Sermons

Summary: After celebrating God's gracious dealings with him, the Psalmist exhorts others to put His providential care to the test, and instructs them on how to secure it. He then contrasts God's care of His people and His corrective providence towards the wicked.

That it is "desirable" to be remembered after we are dead. There is in us a deep-rooted principle, of great value to the cause of virtue, which prompts us to "desire" that we may be held in grateful recollection by mankind after we have passed away; that is, which prompts us to do something in our lives, the remembrance of which the world will not "willingly let die." - Milton.

The other idea is that there is a condition of things on earth which has a tendency to cause the remembrance of the wicked to die out, or to make people forget them. There is nothing to make men desire to retain remembrance of them, or to create monuments to them. It is true that people remember some bad people (Al Capone, for example); but the world will forget a wicked man just as soon as it can. This is stated here as a reason why young people (Psalm 34:11) should seek God, and pursue the ways of righteousness. The motive is that men will "gladly" retain the remembrance of those who are good; of those who have done anything worthy to be remembered, but that a life of sin will make men desire to forget as soon as possible all those who practice it. This is not a low and sordid motive to be addressed to the young; but a high and honorable principle which makes us wish that our names would be held in the highest regard by those who live after us, and is one of the original principles by which God preserves virtue in the world—one of those arrangements, those safeguards of virtue, by which we are prompted to do right, and to abstain from that which is wrong. The desire not to be forgotten when we are dead contributes a great deal to the industriousness, the enterprise, and the generosity in the world today, and is one of the most effective means for keeping us from sin.

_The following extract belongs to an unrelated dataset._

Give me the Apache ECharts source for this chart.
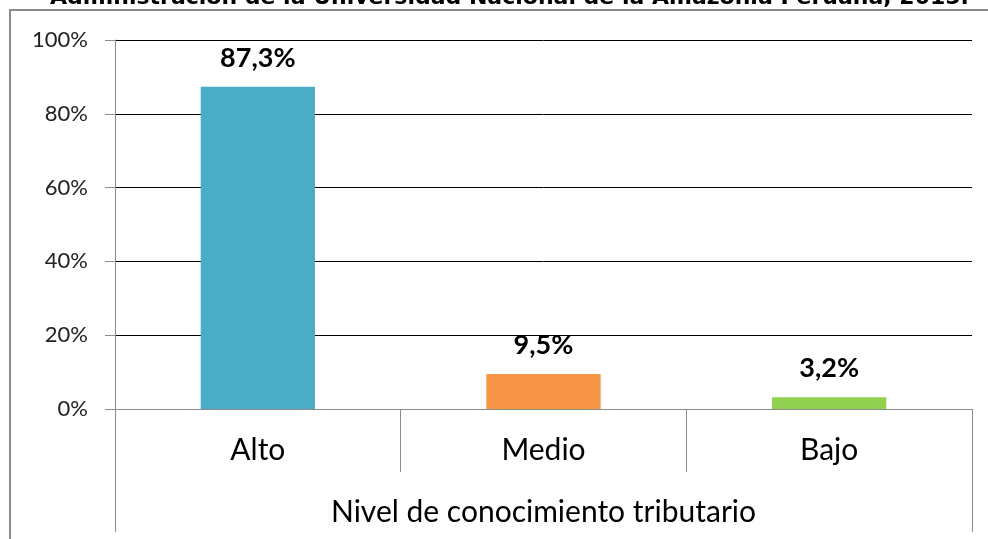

17 The righteous cry, and the LORD heareth, and delivereth them out of all their troubles.

The righteous cry

One of the advantages or benefits of being righteous (a Christian) is the privilege of prayer; crying unto God, or calling on his name; with the assurance that He will hear and deliver us. No one has ever yet fully appreciated the "privilege" of being permitted to call upon God; the privilege of prayer. There is no blessing conferred upon man in his present state which is superior to this.

They cry, that is, “the righteous cry,” which is obvious both from the nature of the thing (prayer), and from Psalm 34:15, where they are also called “righteous.” "Cry," which by the ordinary rules of grammar should have for its subject the "evil-doers" of the preceding verse, must, and it is obvious from the context, refer to the "righteous" of ver. 15, who are the predominant subject of the entire passage (verses 15-22). This verse would fit the flow of thought better if it came immediately after verse 15, since Psalm 34:15 supplies the natural subject for Psalm 34:17.; therefore, the 16th verse should be thought of as coming in by way of parenthesis, a practice that exists many places in Scripture.